Der Jahreslauf 2017 hat für die 32-Jährige viele Stationen: Brisbane, Australian Open, Davis Cup, Fed Cup in Italien, Budapest, Indian Wells, Miami, Mexiko, München, Madrid, Heilbronn, Nürnberg, Veitshöchheim, Holland, Wimbledon, Schweden, Washington, Toronto, US Open, Veitshöchheim, Asien. Dann ist es Mitte November „und der Koffer geht mir schon mal auf den Wecker“, sagt Bley und lacht dazu. Auch wenn sie an vielen Stätten unterwegs ist, wo andere Ferien machen – mit Urlaub hat ihr Beruf wenig zu tun. Ganz im Gegenteil. Zuweilen ist er ein echter Knochenjob. Da kann es schon mal sein, dass der Einsatz – zwar mit Pausen – an einem Tag mehr als zwölf Stunden dauert. Wie schon auf der Linie bei den Australien Open. „Da bist du wie tot“, erinnert sich die Globetrotterin.

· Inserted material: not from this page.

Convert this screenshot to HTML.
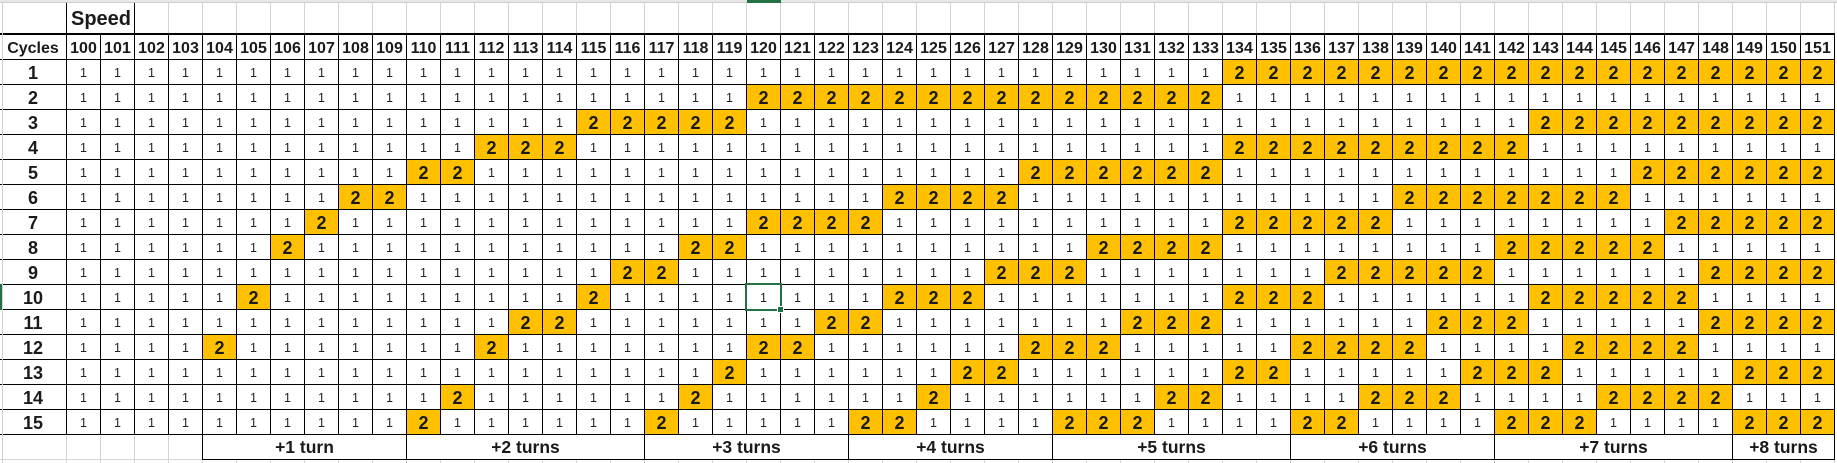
<!DOCTYPE html>
<html><head><meta charset="utf-8"><style>
*{margin:0;padding:0;box-sizing:border-box}
html,body{width:1837px;height:463px;overflow:hidden;background:#fff;font-family:"Liberation Sans",Arial,sans-serif;color:#1a1a1a;position:relative}
.top{position:absolute;left:0;top:0;width:1837px;height:3px;background:#e8e8e8;border-bottom:1px solid #cdcdcd}
.gl{position:absolute;background:repeating-linear-gradient(to right,#d4d4d4 0 1px,transparent 1px 34px)}
.speed{position:absolute;left:66px;top:3px;width:69px;height:30px;background:#fff;border-left:1px solid #000;border-right:1px solid #000;font-weight:bold;font-size:20px;padding-left:4px;padding-top:5px;line-height:22px}
.g{position:absolute;left:0;top:33px;display:grid;grid-template-columns:66px repeat(52,33px);grid-template-rows:repeat(16,24px);gap:1px;background:#000;border-top:2px solid #000;border-right:1px solid #000;border-bottom:1px solid #000}
.g>*{background:#fff;display:flex;align-items:center;justify-content:center;text-decoration:none;font-style:normal;line-height:1}
.g>i{font-size:12.5px;padding-top:2px;color:#222}
.g>b{background:#ffc000;font-size:18px;padding-top:2px;font-weight:bold}
.g>s{font-weight:bold;font-size:18px;padding-top:2px}
.g>em{font-weight:bold;font-size:16px;padding-top:3px}
.lb{position:absolute;top:435px;height:25px;border:1px solid #000;border-top:none;background:#fff;display:flex;align-items:center;justify-content:center;font-weight:bold;font-size:17.5px;padding-top:1px}
.hl{position:absolute;left:0;top:459px;width:1835px;height:1px;background:#d4d4d4}
.vl{position:absolute;left:2px;top:3px;width:1px;height:460px;background:#d0d0d0}
.sel{position:absolute;left:745px;top:283px;width:37px;height:28px;border:2px solid #217346}
.fh{position:absolute;left:778px;top:307px;width:5px;height:5px;background:#217346;outline:1px solid #fff}
.rm{position:absolute;left:0;top:284px;width:2px;height:26px;background:#217346}
.cm{position:absolute;left:747px;top:0;width:34px;height:3px;background:#217346}
</style></head><body>
<div class="top"></div>
<div class="cm"></div>
<div class="gl" style="left:66px;top:3px;width:1770px;height:30px"></div>
<div class="speed">Speed</div>
<div class="gl" style="left:66px;top:435px;width:1770px;height:28px"></div>
<div class="hl"></div>
<div class="g">
<em>Cycles</em><em>100</em><em>101</em><em>102</em><em>103</em><em>104</em><em>105</em><em>106</em><em>107</em><em>108</em><em>109</em><em>110</em><em>111</em><em>112</em><em>113</em><em>114</em><em>115</em><em>116</em><em>117</em><em>118</em><em>119</em><em>120</em><em>121</em><em>122</em><em>123</em><em>124</em><em>125</em><em>126</em><em>127</em><em>128</em><em>129</em><em>130</em><em>131</em><em>132</em><em>133</em><em>134</em><em>135</em><em>136</em><em>137</em><em>138</em><em>139</em><em>140</em><em>141</em><em>142</em><em>143</em><em>144</em><em>145</em><em>146</em><em>147</em><em>148</em><em>149</em><em>150</em><em>151</em>
<s>1</s>
<i>1</i><i>1</i><i>1</i><i>1</i><i>1</i> <i>1</i><i>1</i><i>1</i><i>1</i><i>1</i> <i>1</i><i>1</i><i>1</i><i>1</i><i>1</i> <i>1</i><i>1</i><i>1</i><i>1</i><i>1</i> <i>1</i><i>1</i><i>1</i><i>1</i><i>1</i> <i>1</i><i>1</i><i>1</i><i>1</i><i>1</i> <i>1</i><i>1</i><i>1</i><i>1</i>
<b>2</b><b>2</b><b>2</b><b>2</b><b>2</b> <b>2</b><b>2</b><b>2</b><b>2</b><b>2</b> <b>2</b><b>2</b><b>2</b><b>2</b><b>2</b> <b>2</b><b>2</b><b>2</b>
<s>2</s>
<i>1</i><i>1</i><i>1</i><i>1</i><i>1</i> <i>1</i><i>1</i><i>1</i><i>1</i><i>1</i> <i>1</i><i>1</i><i>1</i><i>1</i><i>1</i> <i>1</i><i>1</i><i>1</i><i>1</i><i>1</i>
<b>2</b><b>2</b><b>2</b><b>2</b><b>2</b> <b>2</b><b>2</b><b>2</b><b>2</b><b>2</b> <b>2</b><b>2</b><b>2</b><b>2</b>
<i>1</i><i>1</i><i>1</i><i>1</i><i>1</i> <i>1</i><i>1</i><i>1</i><i>1</i><i>1</i> <i>1</i><i>1</i><i>1</i><i>1</i><i>1</i> <i>1</i><i>1</i><i>1</i>
<s>3</s>
<i>1</i><i>1</i><i>1</i><i>1</i><i>1</i> <i>1</i><i>1</i><i>1</i><i>1</i><i>1</i> <i>1</i><i>1</i><i>1</i><i>1</i><i>1</i>
<b>2</b><b>2</b><b>2</b><b>2</b><b>2</b>
<i>1</i><i>1</i><i>1</i><i>1</i><i>1</i> <i>1</i><i>1</i><i>1</i><i>1</i><i>1</i> <i>1</i><i>1</i><i>1</i><i>1</i><i>1</i> <i>1</i><i>1</i><i>1</i><i>1</i><i>1</i> <i>1</i><i>1</i><i>1</i>
<b>2</b><b>2</b><b>2</b><b>2</b><b>2</b> <b>2</b><b>2</b><b>2</b><b>2</b>
<s>4</s>
<i>1</i><i>1</i><i>1</i><i>1</i><i>1</i> <i>1</i><i>1</i><i>1</i><i>1</i><i>1</i> <i>1</i><i>1</i>
<b>2</b><b>2</b><b>2</b>
<i>1</i><i>1</i><i>1</i><i>1</i><i>1</i> <i>1</i><i>1</i><i>1</i><i>1</i><i>1</i> <i>1</i><i>1</i><i>1</i><i>1</i><i>1</i> <i>1</i><i>1</i><i>1</i><i>1</i>
<b>2</b><b>2</b><b>2</b><b>2</b><b>2</b> <b>2</b><b>2</b><b>2</b><b>2</b>
<i>1</i><i>1</i><i>1</i><i>1</i><i>1</i> <i>1</i><i>1</i><i>1</i><i>1</i>
<s>5</s>
<i>1</i><i>1</i><i>1</i><i>1</i><i>1</i> <i>1</i><i>1</i><i>1</i><i>1</i><i>1</i>
<b>2</b><b>2</b>
<i>1</i><i>1</i><i>1</i><i>1</i><i>1</i> <i>1</i><i>1</i><i>1</i><i>1</i><i>1</i> <i>1</i><i>1</i><i>1</i><i>1</i><i>1</i> <i>1</i>
<b>2</b><b>2</b><b>2</b><b>2</b><b>2</b> <b>2</b>
<i>1</i><i>1</i><i>1</i><i>1</i><i>1</i> <i>1</i><i>1</i><i>1</i><i>1</i><i>1</i> <i>1</i><i>1</i>
<b>2</b><b>2</b><b>2</b><b>2</b><b>2</b> <b>2</b>
<s>6</s>
<i>1</i><i>1</i><i>1</i><i>1</i><i>1</i> <i>1</i><i>1</i><i>1</i>
<b>2</b><b>2</b>
<i>1</i><i>1</i><i>1</i><i>1</i><i>1</i> <i>1</i><i>1</i><i>1</i><i>1</i><i>1</i> <i>1</i><i>1</i><i>1</i><i>1</i>
<b>2</b><b>2</b><b>2</b><b>2</b>
<i>1</i><i>1</i><i>1</i><i>1</i><i>1</i> <i>1</i><i>1</i><i>1</i><i>1</i><i>1</i> <i>1</i>
<b>2</b><b>2</b><b>2</b><b>2</b><b>2</b> <b>2</b><b>2</b>
<i>1</i><i>1</i><i>1</i><i>1</i><i>1</i> <i>1</i>
<s>7</s>
<i>1</i><i>1</i><i>1</i><i>1</i><i>1</i> <i>1</i><i>1</i>
<b>2</b>
<i>1</i><i>1</i><i>1</i><i>1</i><i>1</i> <i>1</i><i>1</i><i>1</i><i>1</i><i>1</i> <i>1</i><i>1</i>
<b>2</b><b>2</b><b>2</b><b>2</b>
<i>1</i><i>1</i><i>1</i><i>1</i><i>1</i> <i>1</i><i>1</i><i>1</i><i>1</i><i>1</i>
<b>2</b><b>2</b><b>2</b><b>2</b><b>2</b>
<i>1</i><i>1</i><i>1</i><i>1</i><i>1</i> <i>1</i><i>1</i><i>1</i>
<b>2</b><b>2</b><b>2</b><b>2</b><b>2</b>
<s>8</s>
<i>1</i><i>1</i><i>1</i><i>1</i><i>1</i> <i>1</i>
<b>2</b>
<i>1</i><i>1</i><i>1</i><i>1</i><i>1</i> <i>1</i><i>1</i><i>1</i><i>1</i><i>1</i> <i>1</i>
<b>2</b><b>2</b>
<i>1</i><i>1</i><i>1</i><i>1</i><i>1</i> <i>1</i><i>1</i><i>1</i><i>1</i><i>1</i>
<b>2</b><b>2</b><b>2</b><b>2</b>
<i>1</i><i>1</i><i>1</i><i>1</i><i>1</i> <i>1</i><i>1</i><i>1</i>
<b>2</b><b>2</b><b>2</b><b>2</b><b>2</b>
<i>1</i><i>1</i><i>1</i><i>1</i><i>1</i>
<s>9</s>
<i>1</i><i>1</i><i>1</i><i>1</i><i>1</i> <i>1</i><i>1</i><i>1</i><i>1</i><i>1</i> <i>1</i><i>1</i><i>1</i><i>1</i><i>1</i> <i>1</i>
<b>2</b><b>2</b>
<i>1</i><i>1</i><i>1</i><i>1</i><i>1</i> <i>1</i><i>1</i><i>1</i><i>1</i>
<b>2</b><b>2</b><b>2</b>
<i>1</i><i>1</i><i>1</i><i>1</i><i>1</i> <i>1</i><i>1</i>
<b>2</b><b>2</b><b>2</b><b>2</b><b>2</b>
<i>1</i><i>1</i><i>1</i><i>1</i><i>1</i> <i>1</i>
<b>2</b><b>2</b><b>2</b><b>2</b>
<s>10</s>
<i>1</i><i>1</i><i>1</i><i>1</i><i>1</i>
<b>2</b>
<i>1</i><i>1</i><i>1</i><i>1</i><i>1</i> <i>1</i><i>1</i><i>1</i><i>1</i>
<b>2</b>
<i>1</i><i>1</i><i>1</i><i>1</i><i>1</i> <i>1</i><i>1</i><i>1</i>
<b>2</b><b>2</b><b>2</b>
<i>1</i><i>1</i><i>1</i><i>1</i><i>1</i> <i>1</i><i>1</i>
<b>2</b><b>2</b><b>2</b>
<i>1</i><i>1</i><i>1</i><i>1</i><i>1</i> <i>1</i>
<b>2</b><b>2</b><b>2</b><b>2</b><b>2</b>
<i>1</i><i>1</i><i>1</i><i>1</i>
<s>11</s>
<i>1</i><i>1</i><i>1</i><i>1</i><i>1</i> <i>1</i><i>1</i><i>1</i><i>1</i><i>1</i> <i>1</i><i>1</i><i>1</i>
<b>2</b><b>2</b>
<i>1</i><i>1</i><i>1</i><i>1</i><i>1</i> <i>1</i><i>1</i>
<b>2</b><b>2</b>
<i>1</i><i>1</i><i>1</i><i>1</i><i>1</i> <i>1</i><i>1</i>
<b>2</b><b>2</b><b>2</b>
<i>1</i><i>1</i><i>1</i><i>1</i><i>1</i> <i>1</i>
<b>2</b><b>2</b><b>2</b>
<i>1</i><i>1</i><i>1</i><i>1</i><i>1</i>
<b>2</b><b>2</b><b>2</b><b>2</b>
<s>12</s>
<i>1</i><i>1</i><i>1</i><i>1</i>
<b>2</b>
<i>1</i><i>1</i><i>1</i><i>1</i><i>1</i> <i>1</i><i>1</i>
<b>2</b>
<i>1</i><i>1</i><i>1</i><i>1</i><i>1</i> <i>1</i><i>1</i>
<b>2</b><b>2</b>
<i>1</i><i>1</i><i>1</i><i>1</i><i>1</i> <i>1</i>
<b>2</b><b>2</b><b>2</b>
<i>1</i><i>1</i><i>1</i><i>1</i><i>1</i>
<b>2</b><b>2</b><b>2</b><b>2</b>
<i>1</i><i>1</i><i>1</i><i>1</i>
<b>2</b><b>2</b><b>2</b><b>2</b>
<i>1</i><i>1</i><i>1</i><i>1</i>
<s>13</s>
<i>1</i><i>1</i><i>1</i><i>1</i><i>1</i> <i>1</i><i>1</i><i>1</i><i>1</i><i>1</i> <i>1</i><i>1</i><i>1</i><i>1</i><i>1</i> <i>1</i><i>1</i><i>1</i><i>1</i>
<b>2</b>
<i>1</i><i>1</i><i>1</i><i>1</i><i>1</i> <i>1</i>
<b>2</b><b>2</b>
<i>1</i><i>1</i><i>1</i><i>1</i><i>1</i> <i>1</i>
<b>2</b><b>2</b>
<i>1</i><i>1</i><i>1</i><i>1</i><i>1</i>
<b>2</b><b>2</b><b>2</b>
<i>1</i><i>1</i><i>1</i><i>1</i><i>1</i>
<b>2</b><b>2</b><b>2</b>
<s>14</s>
<i>1</i><i>1</i><i>1</i><i>1</i><i>1</i> <i>1</i><i>1</i><i>1</i><i>1</i><i>1</i> <i>1</i>
<b>2</b>
<i>1</i><i>1</i><i>1</i><i>1</i><i>1</i> <i>1</i>
<b>2</b>
<i>1</i><i>1</i><i>1</i><i>1</i><i>1</i> <i>1</i>
<b>2</b>
<i>1</i><i>1</i><i>1</i><i>1</i><i>1</i> <i>1</i>
<b>2</b><b>2</b>
<i>1</i><i>1</i><i>1</i><i>1</i>
<b>2</b><b>2</b><b>2</b>
<i>1</i><i>1</i><i>1</i><i>1</i>
<b>2</b><b>2</b><b>2</b><b>2</b>
<i>1</i><i>1</i><i>1</i>
<s>15</s>
<i>1</i><i>1</i><i>1</i><i>1</i><i>1</i> <i>1</i><i>1</i><i>1</i><i>1</i><i>1</i>
<b>2</b>
<i>1</i><i>1</i><i>1</i><i>1</i><i>1</i> <i>1</i>
<b>2</b>
<i>1</i><i>1</i><i>1</i><i>1</i><i>1</i>
<b>2</b><b>2</b>
<i>1</i><i>1</i><i>1</i><i>1</i>
<b>2</b><b>2</b><b>2</b>
<i>1</i><i>1</i><i>1</i><i>1</i>
<b>2</b><b>2</b>
<i>1</i><i>1</i><i>1</i><i>1</i>
<b>2</b><b>2</b><b>2</b>
<i>1</i><i>1</i><i>1</i><i>1</i>
<b>2</b><b>2</b><b>2</b>
</div>
<div class="lb" style="left:202px;width:205px">+1 turn</div>
<div class="lb" style="left:406px;width:239px">+2 turns</div>
<div class="lb" style="left:644px;width:205px">+3 turns</div>
<div class="lb" style="left:848px;width:205px">+4 turns</div>
<div class="lb" style="left:1052px;width:239px">+5 turns</div>
<div class="lb" style="left:1290px;width:205px">+6 turns</div>
<div class="lb" style="left:1494px;width:239px">+7 turns</div>
<div class="lb" style="left:1732px;width:103px">+8 turns</div>
<div class="vl"></div>
<div class="rm"></div>
<div class="sel"></div>
<div class="fh"></div>
</body></html>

Es gibt Menschen, die mögen es nicht, wenn man ihnen bei der Arbeit auf die Finger schaut. Bley hat damit kein Problem, wenn sie ihre Entscheidungen unter den Argusaugen Tausender im Stadion oder gar Millionen an den Fernseh-Bildschirmen fällt. Das war vor zwei Jahren bei den US Open noch nicht so. „Ich bin fast gestorben“, erinnert sie sich an die imposante Kulisse des berühmten Arthur-Ashe-Stadions, das rund 22 000 Zuschauern Platz bietet. „Der Center Court ist einfach furchteinflößend.“
Es fehlt an Schiedsrichter-Nachwuchs
Mittlerweile ist sie in allen Turnierkategorien bis hin zu den Grand Slams im Einsatz. Rund ein halbes Jahr im voraus muss sie sich dafür bewerben und wird daraufhin eingeteilt. Welches Match allerdings zu welcher Zeit am Turniertag ihres ist, erfährt sie erst am Abend zuvor. Steht keine eigene Partie auf dem Plan, beurteilt Bley andere Schiedsrichter. „Das mache ich gerne“, sagt die Blondine, die der Deutschen Tennis-Schiedsrichter-Vereinigung angehört und dort Leiterin der Ausbildungskommission ist. „Dieses Engagement liegt mir am Herzen“, betont Bley, denn eines fehlt: der Nachwuchs. Sie hofft auf steigendes Interesse für das Schiedsrichterwesen und wirbt so oft wie möglich dafür.
Auf jeden Fall liebt Bley ihren Beruf. Es wäre die Krönung, die höchste Auszeichnung – das „Gold Badge“ – von der internationalen Kommission verliehen zu bekommen: gewissermaßen der Ritterschlag für Tennis-Schiedsrichter. Dann wäre auch die Erfüllung des größten Traums von Miriam Bley möglich: Einmal bei einem Finale auf jenem heiligen Rasen von Wimbledon oben auf dem besten Platz im Stadion zu sitzen und das Spiel aus einer Sitzposition von 1,83 Metern Höhe zu leiten.